Ahead of Israel’s election on Tuesday, Prime Minister Benjamin Netanyahu spoke out against establishing an independent state of Palestine—a reversal from a position he had sometimes publicly taken in recent years to curry support from the United States, but not contrary to rhetoric Netanyahu has repeatedly used in the past in refusing to recognize any kind of Palestinian state.
In an interview with MSNBC on Thursday, Netanyahu walked back those comments, saying he hasn’t changed his policy.
“I don’t want a one-state solution. I want a sustainable, peaceful, two-state solution. But for that, circumstances have to change,” the Prime Minister said.
Earnest, however, suggested that the White House isn’t ready to forgive and forget.

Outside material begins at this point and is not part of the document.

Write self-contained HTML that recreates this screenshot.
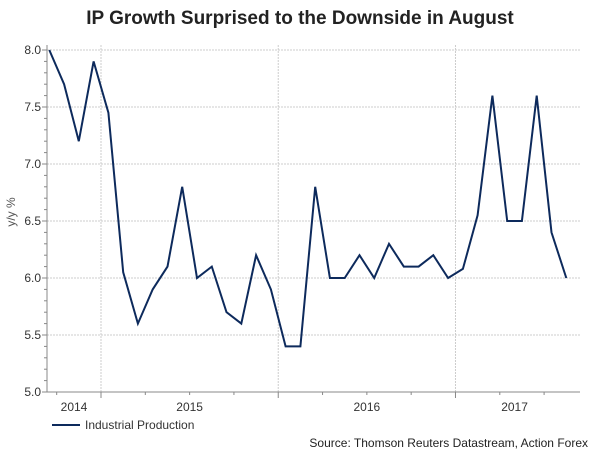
<!DOCTYPE html>
<html><head><meta charset="utf-8"><style>
body{margin:0;background:#fff;font-family:"Liberation Sans",Arial,sans-serif;}
svg text{font-family:"Liberation Sans",Arial,sans-serif;}
</style></head><body>
<svg id="chart" width="600" height="451" viewBox="0 0 600 451" xmlns="http://www.w3.org/2000/svg">
<text x="300" y="24" text-anchor="middle" font-size="19" font-weight="bold" fill="#222">IP Growth Surprised to the Downside in August</text>
<g id="grid"></g>
<g id="axes"></g>
<path id="line" fill="none" stroke="#0d2a5c" stroke-width="2" stroke-linejoin="miter"/>
<text transform="translate(15,212) rotate(-90)" text-anchor="middle" font-size="12" fill="#555">y/y %</text>
<line x1="52" y1="425" x2="80" y2="425" stroke="#0d2a5c" stroke-width="2"/>
<text x="85" y="429" font-size="12" fill="#333">Industrial Production</text>
<text x="588" y="447" text-anchor="end" font-size="12" fill="#222">Source: Thomson Reuters Datastream, Action Forex</text>
</svg>
<script>
const values=[8.0,7.7,7.2,7.9,7.45,6.05,5.6,5.9,6.1,6.8,6.0,6.1,5.7,5.6,6.2,5.9,5.4,5.4,6.8,6.0,6.0,6.2,6.0,6.3,6.1,6.1,6.2,6.0,6.08,6.55,7.6,6.5,6.5,7.6,6.4,6.0];
const yTicks=[5.0,5.5,6.0,6.5,7.0,7.5,8.0];
const yearLabels=["2014","2015","2016","2017"];
const firstMonthOffset=-4; // Sep 2014 relative to Jan 2015
const NS="http://www.w3.org/2000/svg";
const X0=101, MW=14.77, Y0=392, YS=114, XL=47, XR=580;
function xm(i){return X0+(i+firstMonthOffset+0.5)*MW;}
function xb(m){return X0+m*MW;}
function y(v){return Y0-(v-5)*YS;}
function mk(tag,attrs,parent){const e=document.createElementNS(NS,tag);for(const k in attrs)e.setAttribute(k,attrs[k]);parent.appendChild(e);return e;}
const grid=document.getElementById('grid'),axes=document.getElementById('axes');
yTicks.forEach(v=>{
  if(v>5){const g=mk('line',{x1:XL,x2:XR,y1:y(v),y2:y(v),stroke:'#ccc','stroke-dasharray':'2,1'},grid);
  
  }
  const t=mk('text',{x:XL-6,y:y(v)+4,'text-anchor':'end','font-size':12,fill:'#333'},axes);
  t.textContent=v.toFixed(1);
  
  
  for(let k=1;k<5&&v<8;k++){mk('line',{x1:XL-3,x2:XL,y1:y(v+k*0.1),y2:y(v+k*0.1),stroke:'#888'},axes);}
  mk('line',{x1:XL-5,x2:XL,y1:y(v),y2:y(v),stroke:'#888'},axes);
});
for(let yr=0;yr<3;yr++){
  const xx=xb(yr*12);
  const g=mk('line',{x1:xx,x2:xx,y1:45,y2:Y0,stroke:'#ccc','stroke-dasharray':'2,1'},grid);
  
  
  mk('line',{x1:xx,x2:xx,y1:Y0,y2:Y0+6,stroke:'#888'},axes);
}
for(let m=-3;m<=33;m+=3){if(m%12!==0){const xx=xb(m);if(xx>XL&&xx<XR)mk('line',{x1:xx,x2:xx,y1:Y0,y2:Y0+3,stroke:'#888'},axes);}}
const labX=[(XL+xb(0))/2,(xb(0)+xb(12))/2,(xb(12)+xb(24))/2,(xb(24)+xb(32))/2];
yearLabels.forEach((l,i)=>{const t=mk('text',{x:labX[i],y:Y0+19,'text-anchor':'middle','font-size':12,fill:'#333'},axes);
  t.textContent=l;
  
  });
const a1=mk('line',{x1:XL,x2:XL,y1:45,y2:Y0,stroke:'#888'},axes);


const a2=mk('line',{x1:XL,x2:XR,y1:Y0,y2:Y0,stroke:'#888'},axes);


document.getElementById('line').setAttribute('d',values.map((v,i)=>(i?'L':'M')+xm(i).toFixed(1)+','+y(v).toFixed(1)).join(''));
</script>
</body></html>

“Words do matter,” he said. “I think every world leader, everybody who’s in a position to speak on behalf of their government understands that that’s the case—particularly when we’re talking about a matter as serious as this one.”
The US has long served Israel’s interests at the United Nations Security Council (UNSC), routinely voting down measures calling for the creation of a Palestinian state. As recently as last December, the US joined Australia as one of only two nations to vote down the measure before the UNSC.
Earnest suggested, however, that the US would adopt “new thinking” on future matters before the UNSC. He said that the US believes the decades-old conflict “is best resolved between the Israeli and Palestinian people by the two sides sitting down and brokering a two-state solution” and that it would be “difficult” for the White House to calculate its actions in multilateral settings “on a policy that [their] closest ally in these talks doesn’t support.“
The administration also took exception with race baiting employed by the Prime Minister on Election Day—particularly with a warning Netanyahu lodged that “Arab voters are heading to the polling stations in droves.”
Earnest characterized the comments as “cynical” and “divisive” and said they were a “pretty transparent attempt to marginalize Arab Israelis as citizens and their right to participate in the election.”
When asked if President Obama will use a scheduled congratulatory call with the Prime Minister to raise the issue of electioneering rhetoric, Earnest responded that he “wouldn’t rule it out.”
Despite Earnest’s lamentations, the problem of attempts “to marginalize Arab Israelis as citizens” can hardly be attributed to Netanyahu alone. Civil rights are apportioned systematically, in Israel itself, based on religion and ethnicity. In the occupied territories, Israeli settlers are subject to Israeli civil law, while Palestinians are subject to Israeli military law.